Gather all lines in the entries that include the word "page".

··· EXTRACTED RECORDS

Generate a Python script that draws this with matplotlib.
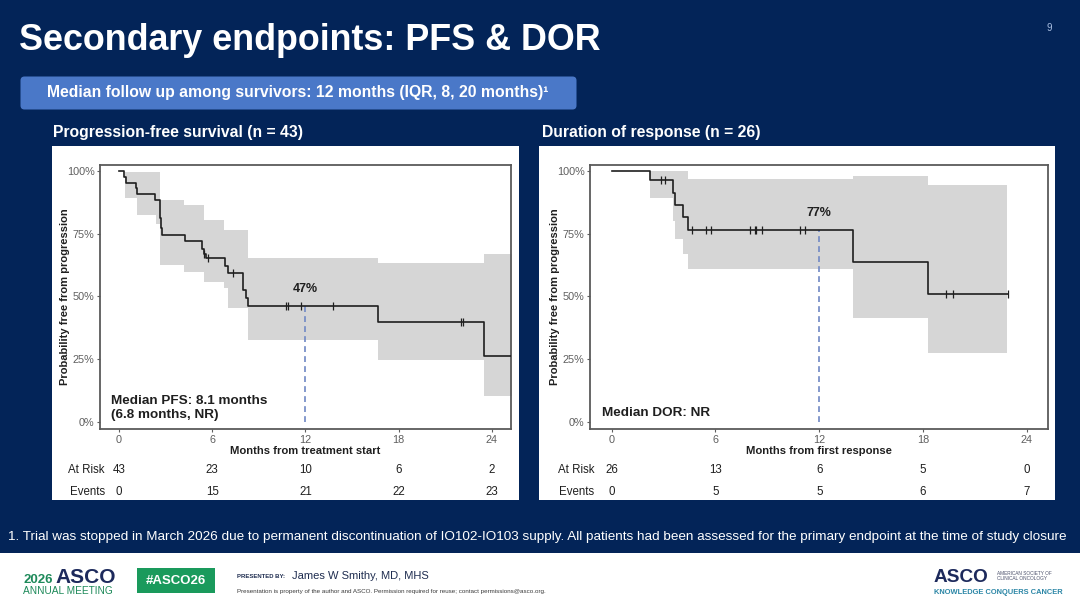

······
··· EXTRACTED RECORDS

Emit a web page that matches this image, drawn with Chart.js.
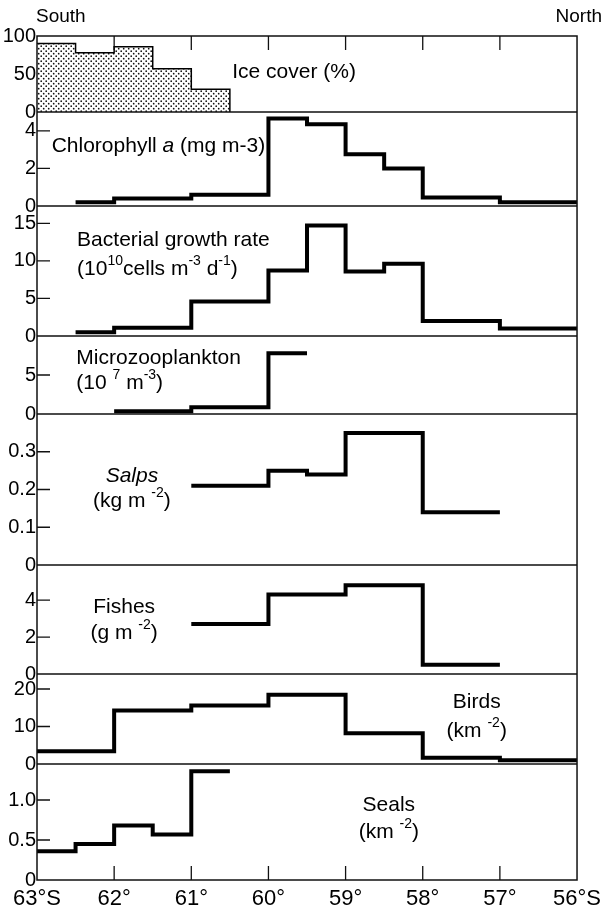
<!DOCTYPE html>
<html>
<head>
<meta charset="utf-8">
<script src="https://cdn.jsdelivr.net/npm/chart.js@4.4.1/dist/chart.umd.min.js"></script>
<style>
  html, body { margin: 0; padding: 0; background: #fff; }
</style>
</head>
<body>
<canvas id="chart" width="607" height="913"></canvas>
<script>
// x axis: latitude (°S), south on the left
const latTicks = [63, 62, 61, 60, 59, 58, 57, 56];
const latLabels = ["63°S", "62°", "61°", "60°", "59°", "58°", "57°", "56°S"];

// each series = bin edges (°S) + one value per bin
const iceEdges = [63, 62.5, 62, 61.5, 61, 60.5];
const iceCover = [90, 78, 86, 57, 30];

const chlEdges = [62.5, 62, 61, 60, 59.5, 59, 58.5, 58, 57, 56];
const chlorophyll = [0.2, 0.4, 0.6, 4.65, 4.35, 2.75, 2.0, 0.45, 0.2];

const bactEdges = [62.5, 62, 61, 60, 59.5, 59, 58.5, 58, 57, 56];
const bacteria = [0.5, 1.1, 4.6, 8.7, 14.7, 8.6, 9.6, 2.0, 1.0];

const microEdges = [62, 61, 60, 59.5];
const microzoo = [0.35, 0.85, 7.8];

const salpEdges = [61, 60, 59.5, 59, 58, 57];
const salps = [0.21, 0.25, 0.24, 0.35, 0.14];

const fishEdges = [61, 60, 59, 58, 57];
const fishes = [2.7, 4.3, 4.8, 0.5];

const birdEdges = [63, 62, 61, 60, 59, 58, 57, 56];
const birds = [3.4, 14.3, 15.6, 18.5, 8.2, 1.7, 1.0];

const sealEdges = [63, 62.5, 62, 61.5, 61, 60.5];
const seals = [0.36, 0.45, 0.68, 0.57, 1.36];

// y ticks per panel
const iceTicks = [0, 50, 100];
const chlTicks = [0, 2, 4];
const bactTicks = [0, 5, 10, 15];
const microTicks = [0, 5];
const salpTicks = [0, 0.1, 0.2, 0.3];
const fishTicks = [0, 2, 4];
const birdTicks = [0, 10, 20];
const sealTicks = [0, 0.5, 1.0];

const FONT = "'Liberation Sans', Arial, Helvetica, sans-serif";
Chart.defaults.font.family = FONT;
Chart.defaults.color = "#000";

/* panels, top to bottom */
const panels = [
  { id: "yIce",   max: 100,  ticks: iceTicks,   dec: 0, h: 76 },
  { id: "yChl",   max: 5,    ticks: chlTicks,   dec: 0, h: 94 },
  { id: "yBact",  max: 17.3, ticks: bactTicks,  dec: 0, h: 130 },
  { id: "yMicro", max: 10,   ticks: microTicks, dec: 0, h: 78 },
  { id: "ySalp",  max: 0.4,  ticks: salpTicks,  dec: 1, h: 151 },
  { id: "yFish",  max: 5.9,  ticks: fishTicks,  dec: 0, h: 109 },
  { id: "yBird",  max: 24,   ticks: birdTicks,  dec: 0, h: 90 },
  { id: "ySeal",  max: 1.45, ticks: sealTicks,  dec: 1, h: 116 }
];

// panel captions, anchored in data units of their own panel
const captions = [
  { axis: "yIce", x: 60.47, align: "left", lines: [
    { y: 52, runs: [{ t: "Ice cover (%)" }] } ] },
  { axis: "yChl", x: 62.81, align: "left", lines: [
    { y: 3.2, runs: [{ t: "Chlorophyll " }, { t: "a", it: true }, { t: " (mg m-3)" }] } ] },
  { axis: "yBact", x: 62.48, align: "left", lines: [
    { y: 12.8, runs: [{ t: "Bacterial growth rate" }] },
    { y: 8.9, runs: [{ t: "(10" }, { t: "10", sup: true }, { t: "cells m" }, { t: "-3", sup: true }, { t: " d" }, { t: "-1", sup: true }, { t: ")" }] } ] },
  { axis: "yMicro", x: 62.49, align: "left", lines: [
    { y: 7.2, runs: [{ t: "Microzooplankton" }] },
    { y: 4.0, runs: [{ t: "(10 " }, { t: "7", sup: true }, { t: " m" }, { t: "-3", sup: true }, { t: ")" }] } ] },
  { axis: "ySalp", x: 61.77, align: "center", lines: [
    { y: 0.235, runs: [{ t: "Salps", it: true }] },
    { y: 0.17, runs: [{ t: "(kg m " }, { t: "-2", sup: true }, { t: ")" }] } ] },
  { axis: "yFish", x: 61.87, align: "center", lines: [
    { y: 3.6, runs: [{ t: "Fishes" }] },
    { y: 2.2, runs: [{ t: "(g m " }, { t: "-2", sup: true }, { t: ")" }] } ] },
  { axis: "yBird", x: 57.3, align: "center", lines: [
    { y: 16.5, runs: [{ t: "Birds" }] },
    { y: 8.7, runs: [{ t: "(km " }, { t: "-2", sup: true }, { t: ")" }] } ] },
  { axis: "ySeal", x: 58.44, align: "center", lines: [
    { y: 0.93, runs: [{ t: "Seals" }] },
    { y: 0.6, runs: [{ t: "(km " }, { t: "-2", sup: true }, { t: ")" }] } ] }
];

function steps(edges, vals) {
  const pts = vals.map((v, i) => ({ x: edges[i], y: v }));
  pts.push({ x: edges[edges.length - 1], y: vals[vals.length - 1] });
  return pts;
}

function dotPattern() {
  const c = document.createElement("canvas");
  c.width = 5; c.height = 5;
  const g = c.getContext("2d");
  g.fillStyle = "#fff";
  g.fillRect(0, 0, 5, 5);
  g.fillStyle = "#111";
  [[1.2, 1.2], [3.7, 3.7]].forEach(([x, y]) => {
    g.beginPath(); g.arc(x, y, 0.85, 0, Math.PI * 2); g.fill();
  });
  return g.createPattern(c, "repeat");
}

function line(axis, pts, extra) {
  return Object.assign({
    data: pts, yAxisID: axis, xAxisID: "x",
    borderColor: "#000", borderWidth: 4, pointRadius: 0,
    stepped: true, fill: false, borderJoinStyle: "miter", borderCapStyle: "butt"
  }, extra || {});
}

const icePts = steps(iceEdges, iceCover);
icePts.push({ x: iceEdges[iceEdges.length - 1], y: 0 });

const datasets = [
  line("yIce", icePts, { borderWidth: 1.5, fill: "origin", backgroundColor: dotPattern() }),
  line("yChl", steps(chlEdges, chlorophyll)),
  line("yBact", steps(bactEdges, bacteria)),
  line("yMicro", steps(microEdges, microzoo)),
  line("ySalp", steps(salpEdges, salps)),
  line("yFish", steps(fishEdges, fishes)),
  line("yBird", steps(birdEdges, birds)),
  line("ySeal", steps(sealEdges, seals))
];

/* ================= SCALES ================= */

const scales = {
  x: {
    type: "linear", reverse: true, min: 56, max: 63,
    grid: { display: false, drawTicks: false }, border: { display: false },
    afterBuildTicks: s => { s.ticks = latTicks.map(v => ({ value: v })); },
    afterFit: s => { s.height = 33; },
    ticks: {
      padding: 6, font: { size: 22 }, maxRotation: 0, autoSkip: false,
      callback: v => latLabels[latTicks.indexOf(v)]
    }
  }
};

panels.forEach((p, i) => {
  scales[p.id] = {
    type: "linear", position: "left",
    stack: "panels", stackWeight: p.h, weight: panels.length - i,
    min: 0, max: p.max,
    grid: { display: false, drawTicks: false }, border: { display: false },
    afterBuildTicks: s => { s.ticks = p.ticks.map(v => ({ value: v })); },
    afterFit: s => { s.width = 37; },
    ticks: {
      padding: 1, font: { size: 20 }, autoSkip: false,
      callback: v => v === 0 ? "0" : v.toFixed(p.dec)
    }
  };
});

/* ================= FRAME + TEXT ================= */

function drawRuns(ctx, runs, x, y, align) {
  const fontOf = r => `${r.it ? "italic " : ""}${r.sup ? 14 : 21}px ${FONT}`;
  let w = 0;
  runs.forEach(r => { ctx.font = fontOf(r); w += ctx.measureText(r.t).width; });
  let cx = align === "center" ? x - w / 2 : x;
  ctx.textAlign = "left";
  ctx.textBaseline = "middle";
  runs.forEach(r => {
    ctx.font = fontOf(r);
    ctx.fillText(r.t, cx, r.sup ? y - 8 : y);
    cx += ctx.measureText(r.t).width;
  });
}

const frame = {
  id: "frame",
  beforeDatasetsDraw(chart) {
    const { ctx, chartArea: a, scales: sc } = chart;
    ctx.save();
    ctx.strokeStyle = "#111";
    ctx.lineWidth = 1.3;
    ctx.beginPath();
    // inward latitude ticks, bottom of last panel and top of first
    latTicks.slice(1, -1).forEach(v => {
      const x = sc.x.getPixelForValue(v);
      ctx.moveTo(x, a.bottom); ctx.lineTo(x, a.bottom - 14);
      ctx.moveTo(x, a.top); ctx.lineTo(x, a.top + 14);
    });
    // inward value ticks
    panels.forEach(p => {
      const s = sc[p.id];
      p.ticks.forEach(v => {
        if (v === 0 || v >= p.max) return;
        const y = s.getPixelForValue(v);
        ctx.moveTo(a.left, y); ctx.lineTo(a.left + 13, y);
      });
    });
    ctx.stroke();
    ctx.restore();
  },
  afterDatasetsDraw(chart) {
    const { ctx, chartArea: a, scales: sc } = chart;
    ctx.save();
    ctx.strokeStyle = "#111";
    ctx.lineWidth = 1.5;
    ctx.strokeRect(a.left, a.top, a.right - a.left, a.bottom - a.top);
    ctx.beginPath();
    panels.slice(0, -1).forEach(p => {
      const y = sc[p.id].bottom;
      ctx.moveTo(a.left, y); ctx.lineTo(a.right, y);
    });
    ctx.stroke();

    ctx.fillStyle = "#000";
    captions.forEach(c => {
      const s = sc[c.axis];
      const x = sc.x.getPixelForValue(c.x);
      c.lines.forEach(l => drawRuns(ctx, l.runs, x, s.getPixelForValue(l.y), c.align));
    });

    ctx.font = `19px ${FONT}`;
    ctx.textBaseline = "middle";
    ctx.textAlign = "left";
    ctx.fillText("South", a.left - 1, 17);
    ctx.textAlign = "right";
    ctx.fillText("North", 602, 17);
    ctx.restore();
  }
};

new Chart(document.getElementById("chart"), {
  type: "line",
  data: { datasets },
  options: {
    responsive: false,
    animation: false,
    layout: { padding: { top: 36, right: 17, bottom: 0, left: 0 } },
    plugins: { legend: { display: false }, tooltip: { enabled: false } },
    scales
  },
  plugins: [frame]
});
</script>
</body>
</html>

······
··· EXTRACTED RECORDS

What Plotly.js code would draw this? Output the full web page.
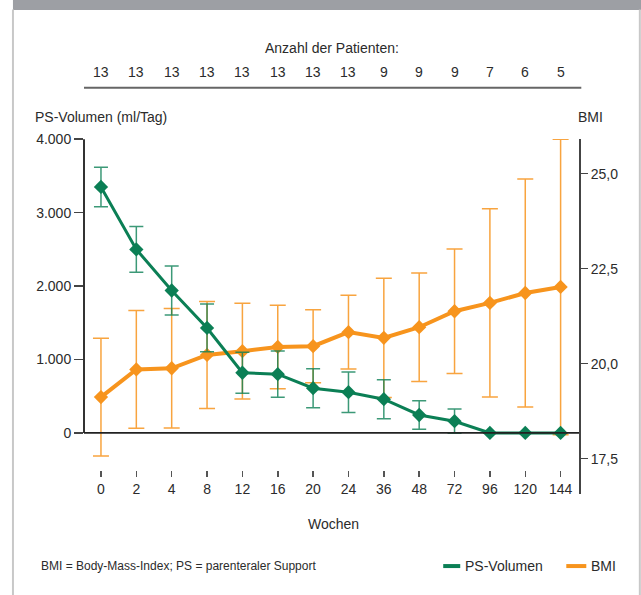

······

EXPECTED ANSWER:
Emit a web page that matches this image, drawn with Chart.js.
What Plotly.js code would draw this? Output the full web page.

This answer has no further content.